Forum Moderators: Robert Charlton & goodroi

Message Too Old, No Replies

Old php causing dup content problems?

mystery php I thought

         

texasville

8:48 pm on Aug 21, 2007 (gmt 0)

WebmasterWorld Senior Member 10+ Year Member



I wasn't sure where to post this but since it ultimately could possibly cause a problem in google with supplemental due to duplicate content issues I chose the google search forum.

I took on a client a few months back and built a new site for him. He had a current site that was a mass template design provided by a company that caters to his niche market.

I built an all original site. I did use some contact forms to shortcut the process. This site has not been linked to all that much yet but before he had a pr2. Now it is grayed out and even tho in google webmaster tools it shows it has pr assigned.

A few days ago I was going thru Yahoo and noticed a few strange urls in the site. I assumed it was left over from the other site which had been built in php. I built the new site in straight html. I clicked on one url: http://www.example.com/?spg=something.php and lo and behold it resolved to the index page of the new site. It displayed the url I had imput but it was the index page.

So, I figured I had a real dup content problem. More than one path to the same url. I scaveneged everything through out the site to see what was making it do this. It was not set to parse html as php. There was nothing.

Then I thought that maybe the statcounter code was causing it. I tried the address on another site I control:
http://www.anothersite.com/?spg=something.php and it resolved to the index page of that site.

I thought I was onto something until I tried it on webmasterworld.com and it did the same thing. It will even do it with just the? after the / . In fact it will do it on most any site but msn.com. It reverts to the default page.

So, I figured no problem then. Shouldn't be causing a problem for the site I was concerned about. Then it occured to me that since these pages originally existed, it does cause a problem. Because on my site those had existed then I do have multiple paths to the same url.

This is really bending my mind. It is not something I understand at all. Does anyone know? Do I have a problem? And what 301 redirect can I drop in to resolve this?

[edited by: tedster at 9:25 pm (utc) on Aug. 21, 2007]
[edit reason] fix formatting [/edit]

FriskUK

10:45 pm on Aug 21, 2007 (gmt 0)

10+ Year Member



I wouldn't do anything or worry about it at all.

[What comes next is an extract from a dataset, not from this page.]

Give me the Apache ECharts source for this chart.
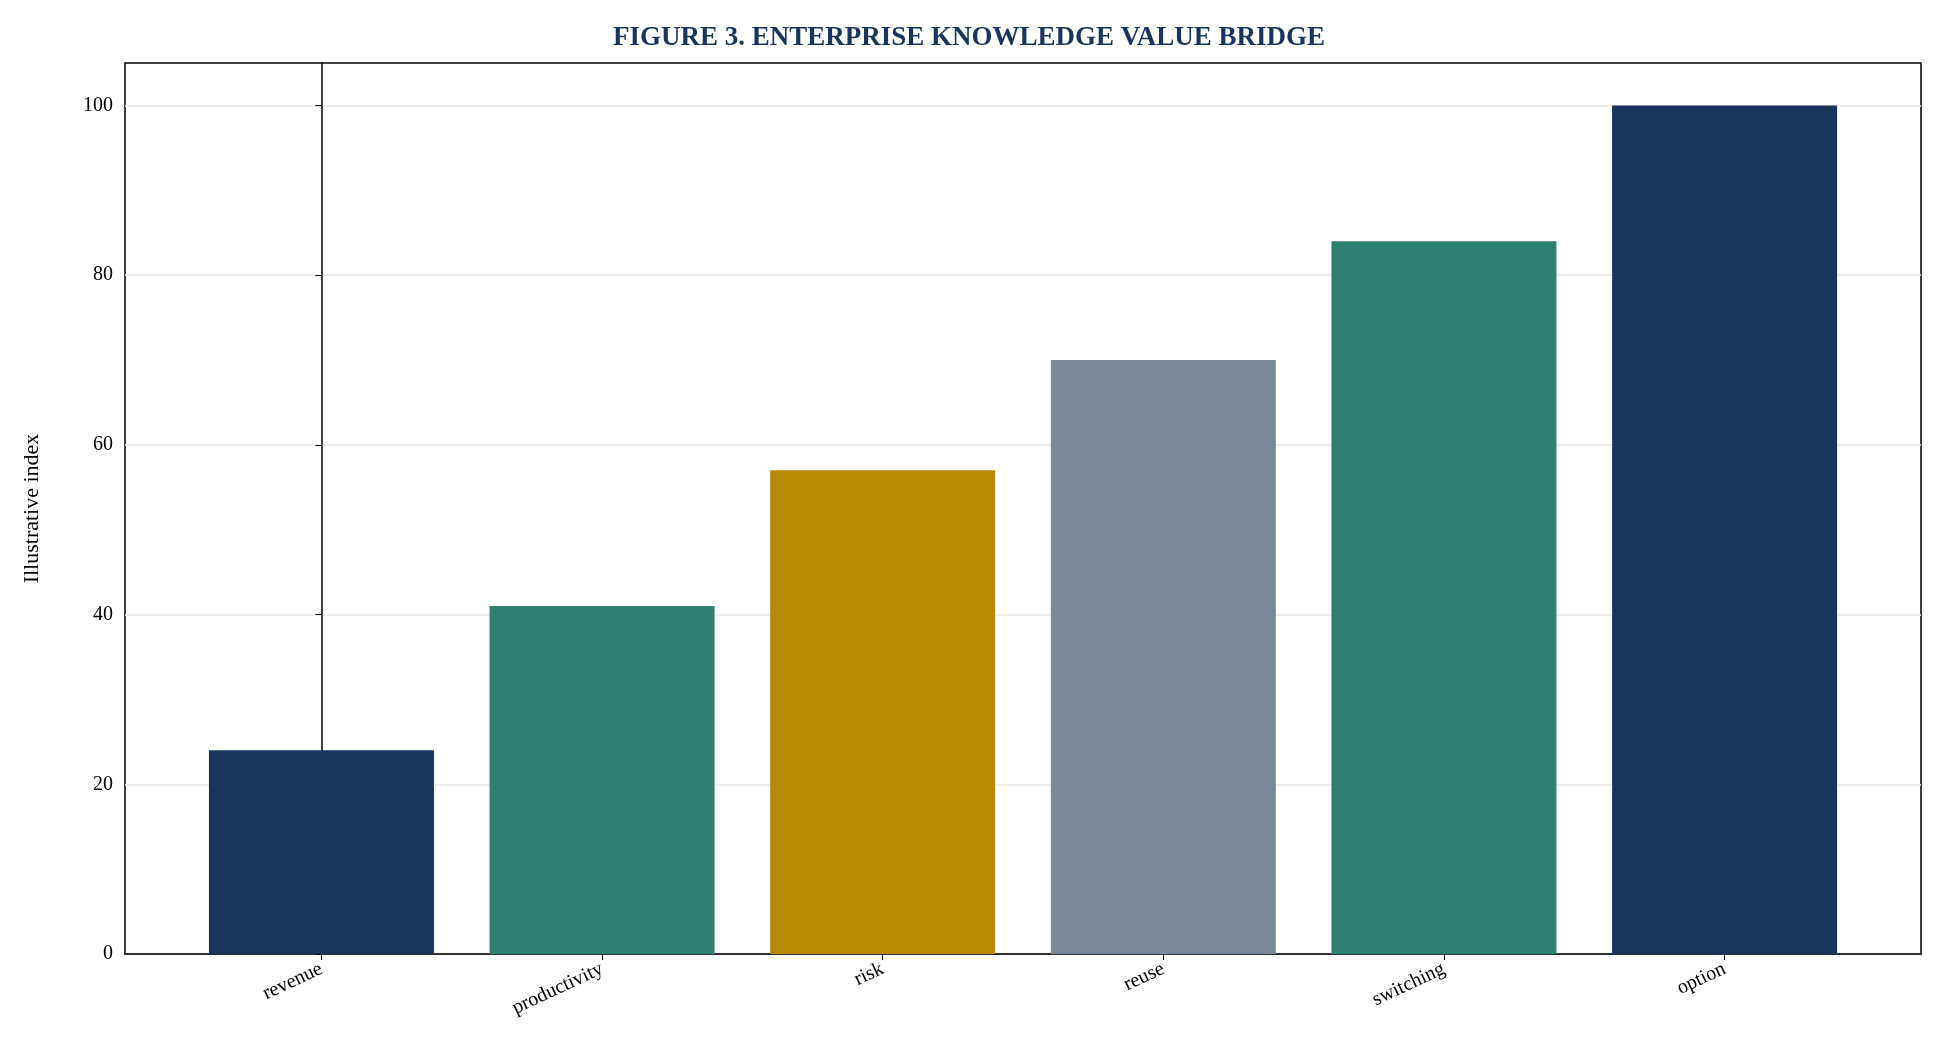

All apache hosted sites will work as domain.com/?query=whatever

Probably why it doesn't work with msn as i'm sure they'll be using IIS.

If no page is specified, (e.g. domain.com and not domain.com/index.php) apache will always use the default index name specified in http.conf, but not show the page name in the browser url (i think iis does).

And with the query, you can put a query to any url... e.g. www.domain.com/index.html?query=whatever, it doesn't mean it will be used

I'm sure google will understand that your site is a new website and in time, those links will eventually fade out of the index... maybe those urls you saw are still linked from other websites that linked to the original website?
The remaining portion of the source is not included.